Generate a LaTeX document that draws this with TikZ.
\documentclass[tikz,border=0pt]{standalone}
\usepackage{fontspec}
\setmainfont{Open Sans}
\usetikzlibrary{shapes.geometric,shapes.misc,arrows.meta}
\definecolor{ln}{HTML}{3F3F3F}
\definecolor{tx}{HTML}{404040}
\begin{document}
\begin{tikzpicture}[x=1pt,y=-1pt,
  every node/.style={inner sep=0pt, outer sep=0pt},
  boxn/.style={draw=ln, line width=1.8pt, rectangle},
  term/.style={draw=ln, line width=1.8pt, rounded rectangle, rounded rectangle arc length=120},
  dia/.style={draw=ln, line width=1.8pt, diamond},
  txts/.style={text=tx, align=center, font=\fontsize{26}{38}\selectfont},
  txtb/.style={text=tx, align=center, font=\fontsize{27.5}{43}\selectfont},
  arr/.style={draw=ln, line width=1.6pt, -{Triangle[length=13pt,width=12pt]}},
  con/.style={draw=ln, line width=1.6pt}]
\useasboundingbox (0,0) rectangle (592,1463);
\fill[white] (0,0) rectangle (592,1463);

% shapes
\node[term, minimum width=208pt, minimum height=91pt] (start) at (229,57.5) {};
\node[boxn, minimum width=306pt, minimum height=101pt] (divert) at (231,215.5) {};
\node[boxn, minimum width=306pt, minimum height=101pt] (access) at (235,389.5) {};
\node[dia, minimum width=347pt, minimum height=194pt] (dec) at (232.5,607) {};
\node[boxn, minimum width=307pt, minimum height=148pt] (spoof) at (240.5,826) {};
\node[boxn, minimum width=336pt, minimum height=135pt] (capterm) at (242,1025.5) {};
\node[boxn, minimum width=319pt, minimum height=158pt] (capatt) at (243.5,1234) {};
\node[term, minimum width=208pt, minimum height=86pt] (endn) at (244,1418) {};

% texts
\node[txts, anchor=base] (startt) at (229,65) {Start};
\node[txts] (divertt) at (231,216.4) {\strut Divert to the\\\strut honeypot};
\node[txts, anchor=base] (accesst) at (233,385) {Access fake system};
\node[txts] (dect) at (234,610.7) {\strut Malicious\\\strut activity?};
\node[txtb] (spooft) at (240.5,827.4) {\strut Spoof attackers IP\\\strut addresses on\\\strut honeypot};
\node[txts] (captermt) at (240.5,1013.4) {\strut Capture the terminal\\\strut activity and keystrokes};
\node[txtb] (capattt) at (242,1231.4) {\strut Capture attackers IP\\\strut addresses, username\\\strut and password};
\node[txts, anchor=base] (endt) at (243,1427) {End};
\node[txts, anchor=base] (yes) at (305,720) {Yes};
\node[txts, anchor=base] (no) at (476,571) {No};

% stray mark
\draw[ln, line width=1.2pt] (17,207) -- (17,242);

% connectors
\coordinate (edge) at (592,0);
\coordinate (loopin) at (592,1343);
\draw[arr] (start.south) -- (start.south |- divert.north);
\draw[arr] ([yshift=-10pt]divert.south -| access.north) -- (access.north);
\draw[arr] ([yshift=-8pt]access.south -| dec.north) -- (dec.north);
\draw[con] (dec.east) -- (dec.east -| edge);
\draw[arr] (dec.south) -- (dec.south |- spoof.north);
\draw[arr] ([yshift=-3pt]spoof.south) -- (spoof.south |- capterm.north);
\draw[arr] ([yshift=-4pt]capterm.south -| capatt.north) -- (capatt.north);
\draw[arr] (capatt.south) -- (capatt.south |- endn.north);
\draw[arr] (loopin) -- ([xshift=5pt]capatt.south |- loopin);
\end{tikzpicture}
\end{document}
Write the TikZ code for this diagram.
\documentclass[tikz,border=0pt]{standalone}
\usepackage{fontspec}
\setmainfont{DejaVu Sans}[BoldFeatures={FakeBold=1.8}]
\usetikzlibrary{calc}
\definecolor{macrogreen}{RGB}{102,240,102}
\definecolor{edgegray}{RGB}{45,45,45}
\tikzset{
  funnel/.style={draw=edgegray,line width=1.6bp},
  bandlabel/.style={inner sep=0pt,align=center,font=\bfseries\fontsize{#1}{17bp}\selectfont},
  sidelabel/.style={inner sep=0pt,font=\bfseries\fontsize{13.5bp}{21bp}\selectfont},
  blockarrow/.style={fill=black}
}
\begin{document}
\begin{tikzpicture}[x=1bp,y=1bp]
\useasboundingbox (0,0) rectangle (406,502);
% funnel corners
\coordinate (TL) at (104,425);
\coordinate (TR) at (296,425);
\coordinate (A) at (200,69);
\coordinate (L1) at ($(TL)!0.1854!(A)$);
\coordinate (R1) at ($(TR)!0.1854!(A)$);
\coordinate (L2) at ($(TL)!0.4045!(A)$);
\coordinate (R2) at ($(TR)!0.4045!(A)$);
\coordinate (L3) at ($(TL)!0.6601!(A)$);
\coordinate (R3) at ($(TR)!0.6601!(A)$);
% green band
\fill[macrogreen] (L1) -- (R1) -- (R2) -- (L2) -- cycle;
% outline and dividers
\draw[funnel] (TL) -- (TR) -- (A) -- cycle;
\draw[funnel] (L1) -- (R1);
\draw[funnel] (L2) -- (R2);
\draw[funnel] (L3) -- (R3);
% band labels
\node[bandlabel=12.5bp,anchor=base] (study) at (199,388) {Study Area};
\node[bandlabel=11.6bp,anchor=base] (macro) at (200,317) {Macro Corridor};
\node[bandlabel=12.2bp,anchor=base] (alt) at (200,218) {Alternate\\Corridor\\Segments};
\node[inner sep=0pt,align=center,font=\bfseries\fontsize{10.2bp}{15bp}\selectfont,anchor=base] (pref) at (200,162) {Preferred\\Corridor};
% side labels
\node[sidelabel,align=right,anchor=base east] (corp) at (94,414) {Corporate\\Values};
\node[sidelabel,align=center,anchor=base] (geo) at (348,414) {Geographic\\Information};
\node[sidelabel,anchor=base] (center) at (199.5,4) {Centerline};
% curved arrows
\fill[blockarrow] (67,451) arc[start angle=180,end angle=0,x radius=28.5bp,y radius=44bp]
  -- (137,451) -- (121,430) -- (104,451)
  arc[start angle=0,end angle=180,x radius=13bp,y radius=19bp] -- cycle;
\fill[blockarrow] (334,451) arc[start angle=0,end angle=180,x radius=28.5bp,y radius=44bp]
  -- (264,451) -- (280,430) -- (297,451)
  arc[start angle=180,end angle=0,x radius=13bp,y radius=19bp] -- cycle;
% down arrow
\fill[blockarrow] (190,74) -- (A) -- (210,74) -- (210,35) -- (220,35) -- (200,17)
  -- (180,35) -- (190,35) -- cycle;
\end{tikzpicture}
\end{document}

_____

> WRITTEN PROBLEM
Exactly how many lines of the listing above contain the string "this"? Give no more than the number.

> REPLY
2